School Project Report

This page explains Gruntech Invest as a high school project in three sections, aligned with Vincent’s teacher’s guidance: first finish the product, then describe the process, and finally reflect on the outcome.

Section A: AI and Planning Section B: Process Section C: Reflection

Overview (What the product does)

Gruntech Invest is a web app that helps users compare stocks using a transparent 0–100 fundamentals-based score. It refreshes weekly and highlights top opportunities. For top opportunities, AI is used to produce plain-English explanations and an additional AI score, then a combined score is displayed.

Goal

Help non-experts discover and understand fundamentally strong companies, using clear scoring and simple explanations.

Key idea

Numbers for consistency (score + factor breakdown), AI for readability (short, plain-English summary).

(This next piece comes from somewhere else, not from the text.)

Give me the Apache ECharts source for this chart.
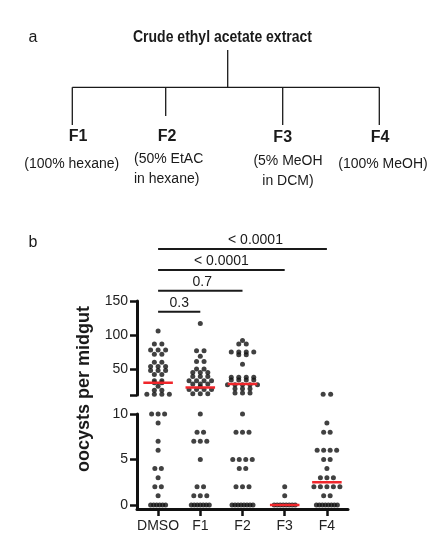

Section A: Using AI to create the project

Criterion A focuses on planning and using AI as a tool. For this project, AI was used as a coding assistant to accelerate development and to help reason about architecture, UI design, and debugging.

A1. First prompt (example)

The first prompt to Cursor would be a short specification of the product. For example:

Create a web app called Gruntech Invest. It should rank stocks with a transparent 0–100 score based on fundamentals. Provide a Top 10 list, stock detail pages, and a clear explanation of why a stock scores well or poorly. Use a weekly refresh pipeline and show data timestamps. Use AI only for writing plain-English summaries for top opportunities.

A2. How AI was used responsibly

  • AI was used to draft code and propose changes, but every change was verified by running formatting/check scripts and validating outputs.
  • The scoring rules remain transparent and deterministic; AI does not silently change the score.
  • When AI services are rate-limited, the app remains usable with the algorithmic score.
Teacher note: The priority is to finish the product first. After the product is stable, document the process (Section B) and reflect on what worked and what did not (Section C).

Section B: Process (What Vincent did to build it)

This section should be written once the product is complete. Below is a clear structure to describe the process.

B1. Planning

  • Define the audience: investors who want fundamentals, not short-term trading.
  • Define success: a simple UI that makes the scoring understandable.
  • Define constraints: weekly refresh, limited API rate limits, predictable costs.

B2. Implementation steps

  • Frontend: landing page, top lists, stock detail pages, and simple explanations.
  • Backend: ingestion from data providers, storage in DynamoDB, scoring engine, and API.
  • Pipeline: scheduled weekly run to refresh data and recompute scores.
  • Deployment: infrastructure and automated rollouts to the test environment.

B3. Testing and iteration

  • Validate that top opportunities always include AI scores (when expected).
  • Fix data issues (for example price chart split artifacts) and confirm no regressions.
  • Improve clarity: remove confusing text and add tooltips for key metrics.

Section C: Reflection (What worked, what did not)

This section should be written after completion. It focuses on evaluating the outcome and learning from the build.

C1. What worked well

  • Transparent scoring makes comparisons consistent and explainable.
  • AI summaries help non-experts understand key reasons and risks faster.
  • Weekly refresh keeps the platform focused and predictable.

C2. Challenges

  • Rate limits and AI throttling required resilient fallbacks and retries.
  • Some tickers have missing fundamentals, so confidence varies by stock.
  • Keeping UX simple while still educational required careful wording.

C3. Improvements for a future version

  • More metric explanations directly inside the stock detail view.
  • Better progress visibility for long-running ingestion and scoring pipelines.
  • More robust handling for special tickers (preferred shares, ADRs, etc.).
Reflection prompt: “If I had to rebuild this in half the time, what would I simplify? If I had double the time, what would I improve first?”